● **PROBLEM DESCRIPTION**
Exact reproduction of the data is required, with images excluded.
---
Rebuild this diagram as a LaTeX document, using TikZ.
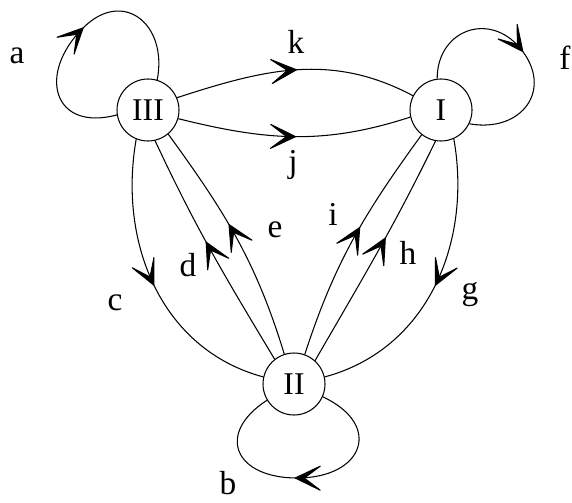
\documentclass[tikz,border=0pt]{standalone}
\usepackage{fontspec}
\setmainfont{Liberation Serif}
\usetikzlibrary{decorations.markings}

\tikzset{
  state/.style={circle, draw, line width=0.6pt, minimum size=1.24cm,
    inner sep=0pt, font=\fontsize{18}{20}\selectfont},
  lbl/.style={font=\fontsize{19}{21}\selectfont, inner sep=0pt},
  midarrow/.style={postaction={decorate}, decoration={markings,
    mark=at position #1 with {\filldraw[line join=round]
      (0.02cm,0) -- (-0.48cm,0.24cm) -- (-0.16cm,0) -- (-0.48cm,-0.24cm) -- cycle;}}},
  midarrow/.default=0.5
}

\begin{document}
\begin{tikzpicture}[line width=0.6pt]
  \useasboundingbox (0,0) rectangle (11.44,10.04);

  %states
  \node[state] (III) at (2.96,7.84) {III};
  \node[state] (I) at (8.82,7.84) {I};
  \node[state] (II) at (5.88,2.36) {II};

  %turning points of the loops
  \coordinate (aTurn) at (1.66,9.48);
  \coordinate (fTurn) at (10.4,9.08);
  \coordinate (bTurn) at (5.94,0.48);

  %loops
  \draw[midarrow=0.52] (III.189) to[out=195,in=225,looseness=1.8] (aTurn)
    to[out=45,in=79,looseness=1.6] (III.73);
  \draw[midarrow=0.5] (I.97) to[out=90,in=130,looseness=1.4] (fTurn)
    to[out=-50,in=-10,looseness=1.5] (I.-26);
  \draw[midarrow=0.52] (II.-24) to[out=-25,in=0,looseness=2] (bTurn)
    to[out=180,in=-147,looseness=1.9] (II.-149);

  %III to I
  \draw[midarrow] (III.23) to[out=18,in=152] (I.153);
  \draw[midarrow] (III.-16) to[out=-14,in=198] (I.193);

  %outer edges down to II
  \draw[midarrow] (III.-112) to[out=-100,in=165] (II.167);
  \draw[midarrow] (I.-66) to[out=-80,in=15] (II.13);

  %inner edges up from II
  \draw[midarrow=0.54] (II.128) to[out=121,in=-65] (III.-77);
  \draw[midarrow=0.56] (II.108) to[out=107,in=-54] (III.-50);
  \draw[midarrow=0.55] (II.70) to[out=72,in=-126] (I.-128);
  \draw[midarrow=0.56] (II.48) to[out=60,in=-116] (I.-100);

  %labels
  \node[lbl] (la) at (0.34,8.92) {a};
  \node[lbl] (lb) at (4.56,0.38) {b};
  \node[lbl] (lc) at (2.3,3.98) {c};
  \node[lbl] (ld) at (3.76,4.74) {d};
  \node[lbl] (le) at (5.5,5.44) {e};
  \node[lbl] (lf) at (11.3,8.88) {f};
  \node[lbl] (lg) at (9.4,4.14) {g};
  \node[lbl] (lh) at (8.16,4.98) {h};
  \node[lbl] (li) at (6.66,5.76) {i};
  \node[lbl] (lj) at (5.86,6.74) {j};
  \node[lbl] (lk) at (5.92,9.2) {k};
\end{tikzpicture}
\end{document}
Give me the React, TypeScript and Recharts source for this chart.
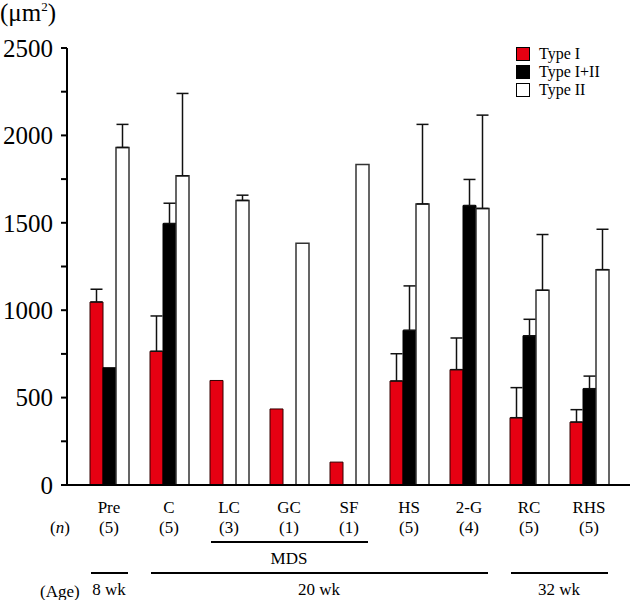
---
● **RESPONSE FOR THIS EXERCISE**
Rebuild this diagram as a LaTeX document, using TikZ.
\documentclass[tikz,border=0pt]{standalone}
\usepackage{fontspec}
\setmainfont{Liberation Serif}
\usetikzlibrary{decorations.markings}

\tikzset{
  state/.style={circle, draw, line width=0.6pt, minimum size=1.24cm,
    inner sep=0pt, font=\fontsize{18}{20}\selectfont},
  lbl/.style={font=\fontsize{19}{21}\selectfont, inner sep=0pt},
  midarrow/.style={postaction={decorate}, decoration={markings,
    mark=at position #1 with {\filldraw[line join=round]
      (0.02cm,0) -- (-0.48cm,0.24cm) -- (-0.16cm,0) -- (-0.48cm,-0.24cm) -- cycle;}}},
  midarrow/.default=0.5
}

\begin{document}
\begin{tikzpicture}[line width=0.6pt]
  \useasboundingbox (0,0) rectangle (11.44,10.04);

  %states
  \node[state] (III) at (2.96,7.84) {III};
  \node[state] (I) at (8.82,7.84) {I};
  \node[state] (II) at (5.88,2.36) {II};

  %turning points of the loops
  \coordinate (aTurn) at (1.66,9.48);
  \coordinate (fTurn) at (10.4,9.08);
  \coordinate (bTurn) at (5.94,0.48);

  %loops
  \draw[midarrow=0.52] (III.189) to[out=195,in=225,looseness=1.8] (aTurn)
    to[out=45,in=79,looseness=1.6] (III.73);
  \draw[midarrow=0.5] (I.97) to[out=90,in=130,looseness=1.4] (fTurn)
    to[out=-50,in=-10,looseness=1.5] (I.-26);
  \draw[midarrow=0.52] (II.-24) to[out=-25,in=0,looseness=2] (bTurn)
    to[out=180,in=-147,looseness=1.9] (II.-149);

  %III to I
  \draw[midarrow] (III.23) to[out=18,in=152] (I.153);
  \draw[midarrow] (III.-16) to[out=-14,in=198] (I.193);

  %outer edges down to II
  \draw[midarrow] (III.-112) to[out=-100,in=165] (II.167);
  \draw[midarrow] (I.-66) to[out=-80,in=15] (II.13);

  %inner edges up from II
  \draw[midarrow=0.54] (II.128) to[out=121,in=-65] (III.-77);
  \draw[midarrow=0.56] (II.108) to[out=107,in=-54] (III.-50);
  \draw[midarrow=0.55] (II.70) to[out=72,in=-126] (I.-128);
  \draw[midarrow=0.56] (II.48) to[out=60,in=-116] (I.-100);

  %labels
  \node[lbl] (la) at (0.34,8.92) {a};
  \node[lbl] (lb) at (4.56,0.38) {b};
  \node[lbl] (lc) at (2.3,3.98) {c};
  \node[lbl] (ld) at (3.76,4.74) {d};
  \node[lbl] (le) at (5.5,5.44) {e};
  \node[lbl] (lf) at (11.3,8.88) {f};
  \node[lbl] (lg) at (9.4,4.14) {g};
  \node[lbl] (lh) at (8.16,4.98) {h};
  \node[lbl] (li) at (6.66,5.76) {i};
  \node[lbl] (lj) at (5.86,6.74) {j};
  \node[lbl] (lk) at (5.92,9.2) {k};
\end{tikzpicture}
\end{document}
Give me the React, TypeScript and Recharts source for this chart.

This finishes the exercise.